REVIEW: ‘I Love You, You’re Perfect’ at Black Box perfectly lovable


If the title “I Love You, You’re Perfect, Now Change” inspires a chuckle, don’t miss this musical.

Composer Jimmy Roberts and book writer and lyricist Joe DiPietro aptly named this light-hearted journey through the frustrations of dating, the mayhem of weddings, the ups and downs of marriage, the wild ride of childrearing and the inevitability of aging. Opening night, the audience sometimes responded like a sports crowd to the familiar scenarios.

Watching six performers transform between 60 characters is much of the appeal of this musical that’s been performed in all 50 states and 25 countries.

This has come to be actor David Reyes’ specialty: He morphs in fittingly broad comedic style from a young nerdy love-seeker to an intimidating 40-year-old convict to a doddering funeral attendee.

Four of the cast will be new to Las Cruces theatre goers. Jessica Broaddus and Jonathan Lee, performers training at The University of Texas at El Paso, are very comfortable with an audience. Broaddus’ spoken deliveries and physicality vary nicely between characters. Lee’s facial expressions are enough to amuse in any scene.
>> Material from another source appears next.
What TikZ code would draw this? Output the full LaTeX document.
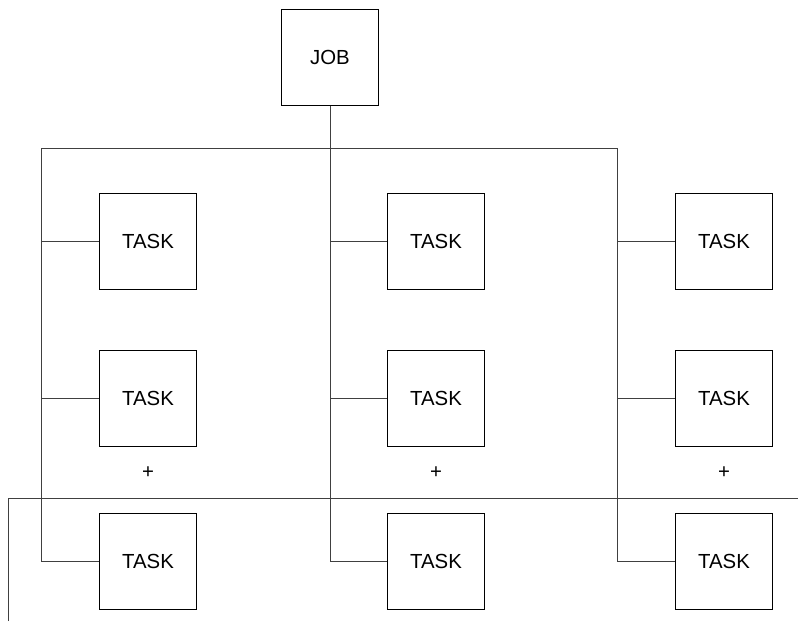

Active in children’s theatre, Delaney Sivils confidently inhabits roles much older than she is. While playing a workaholic she amusingly delivered “I just don’t have time to make up all the reasons I’ll need to convince myself to go out with you.” Her frequent scene partner, Orlando Rodriguez, is entirely new to the stage. His lack of polish serves this material well. Like the other men, his vocals are powerful on “Why? ‘Cause I’m a Guy!,” but his crassness was wonderfully believable.

This 2018 update of the script includes two portrayals of gay couples, which several audience members audibly appreciated. Added references to Tinder and Netflix keep the script current. It retains a couple of heartfelt, earnest moments. Those were my favorites when I attended the first New York run of the musical in the late 1990s, as well as when I performed in the show nearly 20 years ago.

Autumn Gieb skillfully navigates the most complex of these moments, as a divorcee recording a video intended to attract a romantic match. Gieb brings equal nuance to her comedic musical complaint, “Always a Bridesmaid.”

Gieb’s impressive, detailed work as the show’s costumer also crippled the performances. We don’t marvel at the universality of characters or the virtuosity of actors if the costumes are too elaborate in a revue.

Scenic and lighting designer Peter Herman’s pop art scenic painting and simple cubes set a fantastic tone that would have been useful throughout the show. Like the costumes, realistic set pieces hindered the momentum. Thanks to the professionally energetic stage crew and gorgeous piano playing of Steve Jones, the lengthy transitions weren’t unpleasant.

Director Kate Keyser-Dewitt recruited a talented, energetic team. She successfully helped many novices learn the theatrical ropes. I loved it! It may not be perfect, but I doubt you’ll want it to change.